当我尝试使用这个生成的代码时,我在上面的arguementObject行上遇到了JS错误。有人可以提供我如何为JS目标正确构建它的方向。我将最终构建一个walker,为同一页面上显示的输出生成类似的输出。
答案 0 :(得分:6)
更新:生成JS词法分析器和解析器文件的语法可以在这里找到:https://github.com/bkiers/PCREParser/tree/js
我有一段时间没有更新该页面(如果我找到时间,我会尽快更新)。
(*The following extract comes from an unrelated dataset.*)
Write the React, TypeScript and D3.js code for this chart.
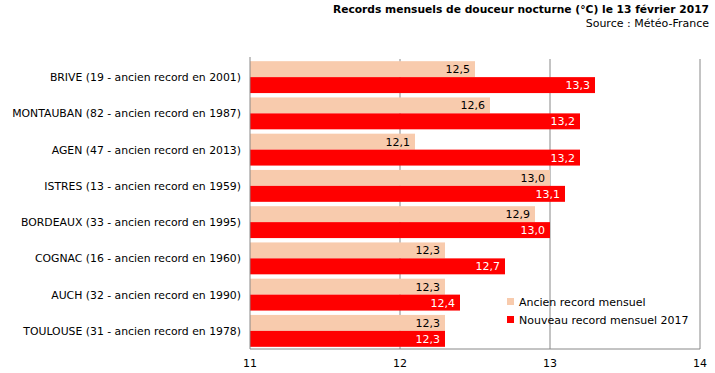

这是不使用全局回溯的修改后的语法,并且使用JavaScript(使用ANTLR v3.3测试)可以工作(据我所知):
grammar PCRE;
options {
output=AST;
language=JavaScript;
}
tokens {
REGEX;
ATOM;
DOT;
OR;
CHAR_CLASS;
NEG_CHAR_CLASS;
RANGE;
QUOTATION;
INT;
QUANTIFIER;
GREEDY;
RELUCTANT;
POSSESSIVE;
BACK_REFERENCE;
CAPTURE_GROUP;
FLAG_GROUP;
ATOMIC_GROUP;
NON_CAPTURE_GROUP;
POSITIVE_LOOK_AHEAD;
NEGATIVE_LOOK_AHEAD;
POSITIVE_LOOK_BEHIND;
NEGATIVE_LOOK_BEHIND;
FLAGS;
ENABLE;
DISABLE;
DOT;
ATOM;
ATOMS;
}
// parser rules
parse
: regexAtoms EOF -> ^(REGEX regexAtoms)
;
regexAtoms
: atoms (Or^ atoms)*
;
atoms
: regexAtom* -> ^(ATOMS regexAtom*)
;
regexAtom
: unit quantifier? -> ^(ATOM unit quantifier?)
;
unit
: charClass
| singleChar
| boundaryMatch
| quotation
| backReference
| group
| ShorthandCharacterClass
| PosixCharacterClass
| Dot
;
quantifier
: (greedy -> ^(GREEDY greedy))
('+' -> ^(POSSESSIVE greedy)
|'?' -> ^(RELUCTANT greedy)
)?
;
greedy
: '+' -> INT["1"] INT["2147483647"]
| '*' -> INT["0"] INT["2147483647"]
| '?' -> INT["0"] INT["1"]
| '{' (a=integer -> INT[$a.text] INT[$a.text])
(
(',' -> INT[$a.text] INT["2147483647"])
(b=integer -> INT[$a.text] INT[$b.text])?
)?
'}'
;
charClass
: '[' (('^')=> '^' charClassAtom+ ']' -> ^(NEG_CHAR_CLASS charClassAtom+)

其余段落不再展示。